--- start of Data for this task ---
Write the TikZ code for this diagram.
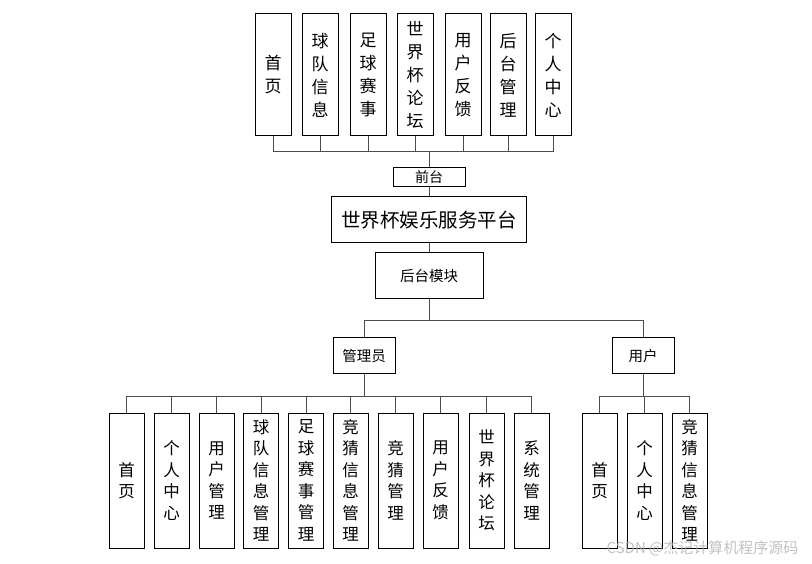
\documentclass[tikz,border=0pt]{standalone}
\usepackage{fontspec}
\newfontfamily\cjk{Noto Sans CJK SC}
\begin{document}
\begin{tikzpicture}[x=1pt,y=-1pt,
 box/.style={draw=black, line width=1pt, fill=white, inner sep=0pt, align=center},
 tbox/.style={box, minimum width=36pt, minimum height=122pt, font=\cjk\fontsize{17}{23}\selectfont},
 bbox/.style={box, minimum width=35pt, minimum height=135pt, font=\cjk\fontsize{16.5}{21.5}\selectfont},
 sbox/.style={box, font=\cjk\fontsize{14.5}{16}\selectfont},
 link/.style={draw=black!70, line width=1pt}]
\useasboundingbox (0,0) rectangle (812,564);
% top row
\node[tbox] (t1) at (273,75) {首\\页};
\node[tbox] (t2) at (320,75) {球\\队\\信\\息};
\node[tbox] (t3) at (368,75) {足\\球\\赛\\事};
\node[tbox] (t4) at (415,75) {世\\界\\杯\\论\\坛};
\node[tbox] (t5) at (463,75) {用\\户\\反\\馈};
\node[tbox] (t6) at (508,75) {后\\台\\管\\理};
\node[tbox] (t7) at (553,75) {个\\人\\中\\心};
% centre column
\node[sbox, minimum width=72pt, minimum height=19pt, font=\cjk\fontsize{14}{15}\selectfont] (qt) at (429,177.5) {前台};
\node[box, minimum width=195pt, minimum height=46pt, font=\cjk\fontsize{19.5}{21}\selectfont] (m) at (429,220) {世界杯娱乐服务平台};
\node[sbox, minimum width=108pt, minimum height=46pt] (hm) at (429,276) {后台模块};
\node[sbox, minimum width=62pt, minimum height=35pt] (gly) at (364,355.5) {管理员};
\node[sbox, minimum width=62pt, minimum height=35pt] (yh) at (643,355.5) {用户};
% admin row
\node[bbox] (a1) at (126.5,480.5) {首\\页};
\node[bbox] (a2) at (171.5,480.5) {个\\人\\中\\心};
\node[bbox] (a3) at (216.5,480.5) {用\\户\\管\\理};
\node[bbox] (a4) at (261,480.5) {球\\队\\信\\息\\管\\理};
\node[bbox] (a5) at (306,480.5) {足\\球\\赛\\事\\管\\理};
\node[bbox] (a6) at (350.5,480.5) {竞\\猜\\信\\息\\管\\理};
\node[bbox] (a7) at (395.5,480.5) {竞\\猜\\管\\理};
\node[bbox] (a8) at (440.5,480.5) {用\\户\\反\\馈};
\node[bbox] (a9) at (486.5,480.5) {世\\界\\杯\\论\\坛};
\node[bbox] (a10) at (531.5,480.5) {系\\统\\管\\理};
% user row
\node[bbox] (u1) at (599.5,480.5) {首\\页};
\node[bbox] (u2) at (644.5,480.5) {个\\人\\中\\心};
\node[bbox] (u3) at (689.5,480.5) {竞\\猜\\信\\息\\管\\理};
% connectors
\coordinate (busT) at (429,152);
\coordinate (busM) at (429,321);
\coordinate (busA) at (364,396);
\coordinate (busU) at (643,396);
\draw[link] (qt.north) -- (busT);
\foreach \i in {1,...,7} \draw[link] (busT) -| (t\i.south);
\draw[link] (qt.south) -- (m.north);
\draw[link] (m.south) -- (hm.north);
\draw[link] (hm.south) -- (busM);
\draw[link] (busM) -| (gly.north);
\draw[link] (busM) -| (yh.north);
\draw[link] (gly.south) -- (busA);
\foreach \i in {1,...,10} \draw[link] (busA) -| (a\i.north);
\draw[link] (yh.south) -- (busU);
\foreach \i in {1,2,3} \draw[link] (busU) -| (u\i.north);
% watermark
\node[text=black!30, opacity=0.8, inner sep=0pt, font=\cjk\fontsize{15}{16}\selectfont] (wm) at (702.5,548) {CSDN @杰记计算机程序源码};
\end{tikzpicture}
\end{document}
--- end of Data for this task ---
--- start of Data for this task ---
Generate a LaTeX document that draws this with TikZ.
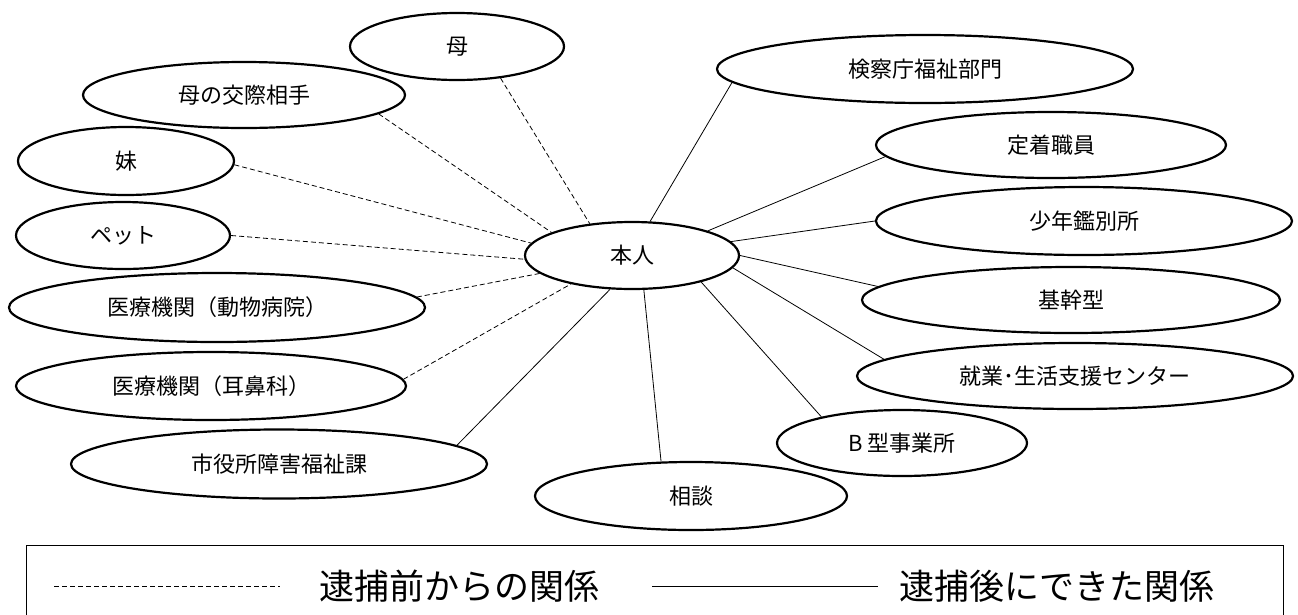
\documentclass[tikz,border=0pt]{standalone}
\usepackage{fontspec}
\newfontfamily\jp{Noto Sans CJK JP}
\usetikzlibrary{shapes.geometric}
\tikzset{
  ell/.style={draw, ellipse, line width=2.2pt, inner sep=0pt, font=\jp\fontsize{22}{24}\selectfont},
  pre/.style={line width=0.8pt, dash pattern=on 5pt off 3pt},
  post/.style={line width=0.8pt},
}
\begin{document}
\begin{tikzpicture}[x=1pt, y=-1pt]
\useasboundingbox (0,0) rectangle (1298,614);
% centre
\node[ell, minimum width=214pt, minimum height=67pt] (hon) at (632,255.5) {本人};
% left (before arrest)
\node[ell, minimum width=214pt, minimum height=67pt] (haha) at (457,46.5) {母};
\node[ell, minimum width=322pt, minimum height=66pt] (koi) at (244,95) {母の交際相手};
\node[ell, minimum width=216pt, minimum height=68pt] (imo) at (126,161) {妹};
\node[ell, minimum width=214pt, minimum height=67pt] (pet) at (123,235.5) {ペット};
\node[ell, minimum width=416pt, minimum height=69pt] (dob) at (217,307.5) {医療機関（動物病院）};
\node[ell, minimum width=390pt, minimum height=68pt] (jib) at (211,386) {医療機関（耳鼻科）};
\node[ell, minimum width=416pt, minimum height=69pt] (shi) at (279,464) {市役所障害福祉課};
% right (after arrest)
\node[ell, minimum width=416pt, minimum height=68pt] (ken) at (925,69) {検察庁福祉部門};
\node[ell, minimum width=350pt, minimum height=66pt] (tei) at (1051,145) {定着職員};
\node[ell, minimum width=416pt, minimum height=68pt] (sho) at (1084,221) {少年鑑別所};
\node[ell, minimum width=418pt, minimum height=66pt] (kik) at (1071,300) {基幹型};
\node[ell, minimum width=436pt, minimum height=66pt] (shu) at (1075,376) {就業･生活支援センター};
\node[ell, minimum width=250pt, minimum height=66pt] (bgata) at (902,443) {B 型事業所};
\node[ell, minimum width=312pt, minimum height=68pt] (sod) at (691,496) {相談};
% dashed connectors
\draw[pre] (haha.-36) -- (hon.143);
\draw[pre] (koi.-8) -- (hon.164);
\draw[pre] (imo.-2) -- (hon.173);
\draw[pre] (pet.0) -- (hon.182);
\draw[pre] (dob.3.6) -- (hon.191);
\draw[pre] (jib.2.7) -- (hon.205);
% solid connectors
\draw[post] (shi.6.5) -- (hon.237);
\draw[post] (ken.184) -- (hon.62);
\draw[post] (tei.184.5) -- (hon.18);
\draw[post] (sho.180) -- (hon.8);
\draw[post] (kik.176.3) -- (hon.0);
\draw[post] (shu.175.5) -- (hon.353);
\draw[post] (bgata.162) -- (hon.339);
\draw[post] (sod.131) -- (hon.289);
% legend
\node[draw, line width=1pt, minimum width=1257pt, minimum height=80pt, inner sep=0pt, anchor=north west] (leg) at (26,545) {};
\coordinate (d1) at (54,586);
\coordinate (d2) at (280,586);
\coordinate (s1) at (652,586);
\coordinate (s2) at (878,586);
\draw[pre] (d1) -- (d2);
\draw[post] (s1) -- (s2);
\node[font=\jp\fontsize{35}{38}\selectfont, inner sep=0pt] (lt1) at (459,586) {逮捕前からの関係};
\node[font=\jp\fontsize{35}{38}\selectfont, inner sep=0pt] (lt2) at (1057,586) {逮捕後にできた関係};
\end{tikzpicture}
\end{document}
--- end of Data for this task ---
--- start of Data for this task ---
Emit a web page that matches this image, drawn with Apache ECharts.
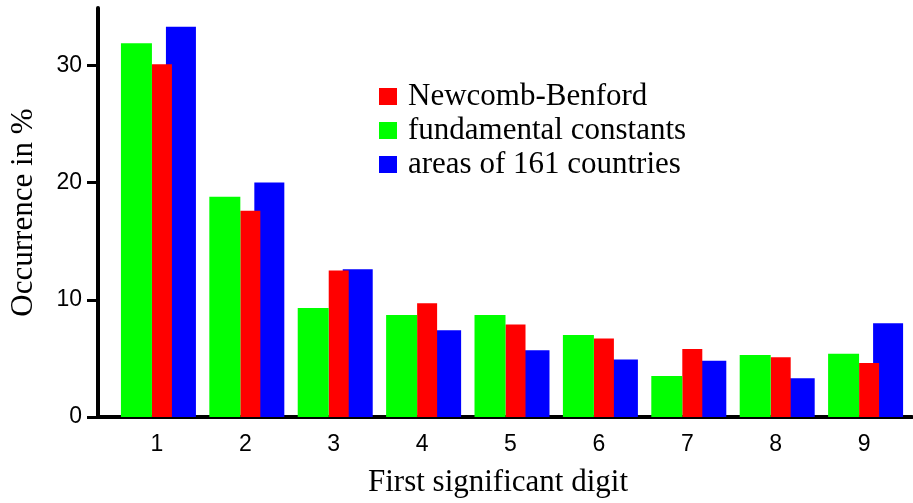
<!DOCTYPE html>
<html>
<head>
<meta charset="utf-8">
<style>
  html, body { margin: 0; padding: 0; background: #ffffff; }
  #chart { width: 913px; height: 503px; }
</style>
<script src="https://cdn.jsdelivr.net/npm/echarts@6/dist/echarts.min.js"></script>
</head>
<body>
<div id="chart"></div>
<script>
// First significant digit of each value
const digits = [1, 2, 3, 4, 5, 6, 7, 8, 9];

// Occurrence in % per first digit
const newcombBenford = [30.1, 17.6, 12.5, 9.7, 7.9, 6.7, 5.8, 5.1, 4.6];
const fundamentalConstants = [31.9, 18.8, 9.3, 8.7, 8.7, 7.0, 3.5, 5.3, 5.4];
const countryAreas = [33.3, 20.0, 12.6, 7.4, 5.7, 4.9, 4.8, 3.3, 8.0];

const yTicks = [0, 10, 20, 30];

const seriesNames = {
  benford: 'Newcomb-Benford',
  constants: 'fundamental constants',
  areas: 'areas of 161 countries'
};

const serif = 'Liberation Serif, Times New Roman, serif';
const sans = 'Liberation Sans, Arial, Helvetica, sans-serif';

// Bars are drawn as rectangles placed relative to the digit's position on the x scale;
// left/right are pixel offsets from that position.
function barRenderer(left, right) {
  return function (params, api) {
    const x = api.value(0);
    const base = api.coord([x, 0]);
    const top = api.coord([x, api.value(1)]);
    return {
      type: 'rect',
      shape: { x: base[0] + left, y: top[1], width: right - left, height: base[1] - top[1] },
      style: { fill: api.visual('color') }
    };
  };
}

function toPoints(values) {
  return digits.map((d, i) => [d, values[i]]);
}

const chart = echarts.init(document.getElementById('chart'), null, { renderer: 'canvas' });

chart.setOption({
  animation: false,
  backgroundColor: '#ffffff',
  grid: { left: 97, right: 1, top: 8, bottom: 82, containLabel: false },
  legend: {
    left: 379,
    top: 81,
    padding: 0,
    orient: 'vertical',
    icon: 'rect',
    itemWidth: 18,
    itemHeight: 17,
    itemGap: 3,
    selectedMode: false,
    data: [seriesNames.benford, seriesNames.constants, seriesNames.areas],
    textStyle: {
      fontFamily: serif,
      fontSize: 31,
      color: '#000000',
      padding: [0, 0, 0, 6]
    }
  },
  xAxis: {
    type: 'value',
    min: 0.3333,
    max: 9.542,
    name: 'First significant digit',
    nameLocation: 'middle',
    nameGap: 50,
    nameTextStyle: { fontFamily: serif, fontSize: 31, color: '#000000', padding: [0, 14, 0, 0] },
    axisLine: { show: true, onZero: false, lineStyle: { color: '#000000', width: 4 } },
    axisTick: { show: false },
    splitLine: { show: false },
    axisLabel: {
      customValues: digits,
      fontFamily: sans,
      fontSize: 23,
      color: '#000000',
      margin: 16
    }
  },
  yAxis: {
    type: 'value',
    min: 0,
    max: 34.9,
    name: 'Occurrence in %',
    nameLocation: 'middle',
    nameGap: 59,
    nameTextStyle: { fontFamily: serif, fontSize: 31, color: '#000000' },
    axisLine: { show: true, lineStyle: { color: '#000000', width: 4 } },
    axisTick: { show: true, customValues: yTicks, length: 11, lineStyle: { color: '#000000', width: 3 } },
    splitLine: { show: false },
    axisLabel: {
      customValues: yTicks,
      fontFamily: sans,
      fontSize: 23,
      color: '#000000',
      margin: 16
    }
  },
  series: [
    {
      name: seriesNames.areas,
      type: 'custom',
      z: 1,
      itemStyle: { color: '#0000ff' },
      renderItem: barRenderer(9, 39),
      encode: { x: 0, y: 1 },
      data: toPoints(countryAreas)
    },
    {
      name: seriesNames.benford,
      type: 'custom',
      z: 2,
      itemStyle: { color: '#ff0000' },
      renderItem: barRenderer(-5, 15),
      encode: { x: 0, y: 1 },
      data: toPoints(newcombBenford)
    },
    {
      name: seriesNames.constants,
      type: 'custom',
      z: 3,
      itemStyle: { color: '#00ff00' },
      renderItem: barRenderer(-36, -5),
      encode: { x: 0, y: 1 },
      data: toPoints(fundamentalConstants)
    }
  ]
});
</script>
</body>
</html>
--- end of Data for this task ---
▶ **What to do**: Give again, word for word, the lines from the one that contains "Emit a web page" to the one that contains "const sans = 'Liberation", both included. Omit the pictures.

▶ **Result**:
Emit a web page that matches this image, drawn with Apache ECharts.
<!DOCTYPE html>
<html>
<head>
<meta charset="utf-8">
<style>
  html, body { margin: 0; padding: 0; background: #ffffff; }
  #chart { width: 913px; height: 503px; }
</style>
<script src="https://cdn.jsdelivr.net/npm/echarts@6/dist/echarts.min.js"></script>
</head>
<body>
<div id="chart"></div>
<script>
// First significant digit of each value
const digits = [1, 2, 3, 4, 5, 6, 7, 8, 9];

// Occurrence in % per first digit
const newcombBenford = [30.1, 17.6, 12.5, 9.7, 7.9, 6.7, 5.8, 5.1, 4.6];
const fundamentalConstants = [31.9, 18.8, 9.3, 8.7, 8.7, 7.0, 3.5, 5.3, 5.4];
const countryAreas = [33.3, 20.0, 12.6, 7.4, 5.7, 4.9, 4.8, 3.3, 8.0];

const yTicks = [0, 10, 20, 30];

const seriesNames = {
  benford: 'Newcomb-Benford',
  constants: 'fundamental constants',
  areas: 'areas of 161 countries'
};

const serif = 'Liberation Serif, Times New Roman, serif';
const sans = 'Liberation Sans, Arial, Helvetica, sans-serif';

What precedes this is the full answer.